Most of the land that is transferred back to the Aborigines under the existing land rights legislations or which will be open for claims under native title. Is land that the wealthier aborigines did not want in the first place. The land that is restored has no economic value besides mining and tourism. A lot of Aboriginal enterprises like the first Australian emu farm in WA, the Noonkanbah pastoral enterprise and the management of Uluru have left the indigenous owners with cultural security and in many cases it gives them a feeling of independence and economic security. This clearly is beneficial to everyone within Australia.
It is only fair that the indigenous Australians are entitled to some form of compensation for the acquisition of there land by the crown. Any form of compensation had been denied until Mabo V. Queensland. The court took great steps to ensure that the indigenous Australians would not be compensated for any land acquisitions before 1975, and very few Aboriginal native titleholders would be entitled to compensation for such acquisitions of some of their land since 1975. This was the year the Racial Discrimination Act was passed through the Commonwealth Government.

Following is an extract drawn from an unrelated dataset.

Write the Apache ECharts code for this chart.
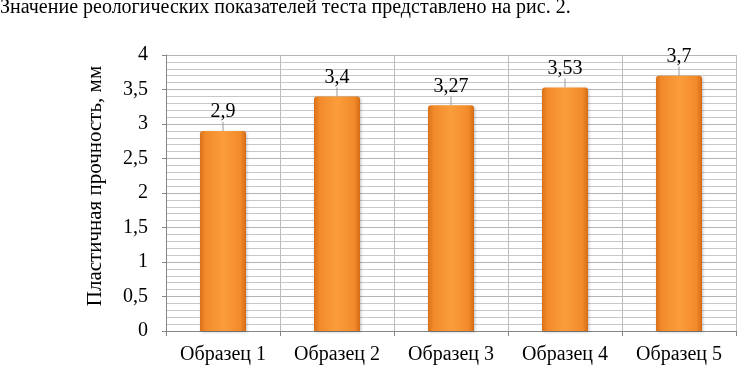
<!DOCTYPE html>
<html>
<head>
<meta charset="utf-8">
<script src="https://cdn.jsdelivr.net/npm/echarts@6/dist/echarts.min.js"></script>
<style>
  html, body { margin: 0; padding: 0; background: #fff; }
  #main { width: 737px; height: 367px; }
</style>
</head>
<body>
<div id="main"></div>
<script type="text/javascript">
    // данные с рисунка
    var categories = ['Образец 1', 'Образец 2', 'Образец 3', 'Образец 4', 'Образец 5'];
    var values = [2.9, 3.4, 3.27, 3.53, 3.7];
    var captionText = 'Значение реологических показателей теста представлено на рис. 2.';
    var yName = 'Пластичная прочность, мм';

    var myChart = echarts.init(document.getElementById('main'));
    var serif = '"Liberation Serif", "DejaVu Serif", serif';

    function comma(v) {
        return String(v).replace('.', ',');
    }

    var option = {
        animation: false,
        backgroundColor: '#fff',
        title: {
            text: captionText,
            left: 0,
            top: -2,
            padding: 0,
            textStyle: { fontFamily: serif, fontSize: 20, fontWeight: 'normal', color: '#000' }
        },
        grid: { left: 166, right: 1, top: 55, bottom: 36 },
        xAxis: {
            type: 'category',
            data: categories,
            axisLine: { lineStyle: { color: '#868686', width: 1 } },
            axisTick: { show: true, length: 5, lineStyle: { color: '#868686' } },
            splitLine: { show: true, lineStyle: { color: '#bdbdbd', width: 1 } },
            axisLabel: { fontFamily: serif, fontSize: 20, color: '#000', margin: 14 }
        },
        yAxis: {
            type: 'value',
            min: 0,
            max: 4,
            interval: 0.5,
            name: yName,
            nameLocation: 'middle',
            nameGap: 60,
            nameTextStyle: { fontFamily: serif, fontSize: 21, color: '#000', padding: [0, 0, 0, 14] },
            axisLine: { show: true, lineStyle: { color: '#868686', width: 1 } },
            axisTick: { show: true, length: 4, lineStyle: { color: '#868686' } },
            axisLabel: {
                fontFamily: serif, fontSize: 20, color: '#000', margin: 18,
                formatter: function (v) { return comma(v); }
            },
            splitLine: { show: true, lineStyle: { color: '#b4b4b4', width: 1 } },
            minorTick: { show: false, splitNumber: 5 },
            minorSplitLine: { show: true, lineStyle: { color: '#c8c8c8', width: 1 } }
        },
        series: [{
            type: 'bar',
            data: values,
            barWidth: 46,
            itemStyle: {
                borderRadius: [3, 3, 0, 0],
                color: new echarts.graphic.LinearGradient(0, 0, 1, 0, [
                    { offset: 0, color: '#d9711a' },
                    { offset: 0.12, color: '#f28a2a' },
                    { offset: 0.5, color: '#fb9d3c' },
                    { offset: 0.88, color: '#f28a2a' },
                    { offset: 1, color: '#d46c16' }
                ]),
                shadowColor: 'rgba(0,0,0,0.25)',
                shadowBlur: 3,
                shadowOffsetX: 1,
                shadowOffsetY: 1
            },
            label: {
                show: true,
                position: 'top',
                distance: 3,
                fontFamily: serif,
                fontSize: 20,
                color: '#000',
                formatter: function (p) { return comma(p.value); }
            },
            labelLayout: { dy: -6 },
            labelLine: { show: true, lineStyle: { color: '#999', width: 1 } }
        }]
    };

    myChart.setOption(option);
</script>
</body>
</html>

Reading through the information above you will see that the Mabo judgment was a very important step towards the reaching justice in Australia. Despite all claims by its opponents. In no way at all does the ruling of the Mabo case give any special privileges to Indigenous Australians. They were really only granted the privileges that every other ordinary Australian should be entitled too and enjoys. In reality it still greatly leaves Aborigines at a great disadvantage in comparison to every other Australian. Indigenous races in the U.S.A, Canada and New Zealand have been granted far more privileges and rights in comparison to indigenous Australians. When broken down its really just a matter that justice of the judgment is strengthened by further reforms recognizing the rights of Indigenous Australians and their right to compensation for past discrimination. To self purpose, to practice of their religion and to the protection of their cultural and religious heritage.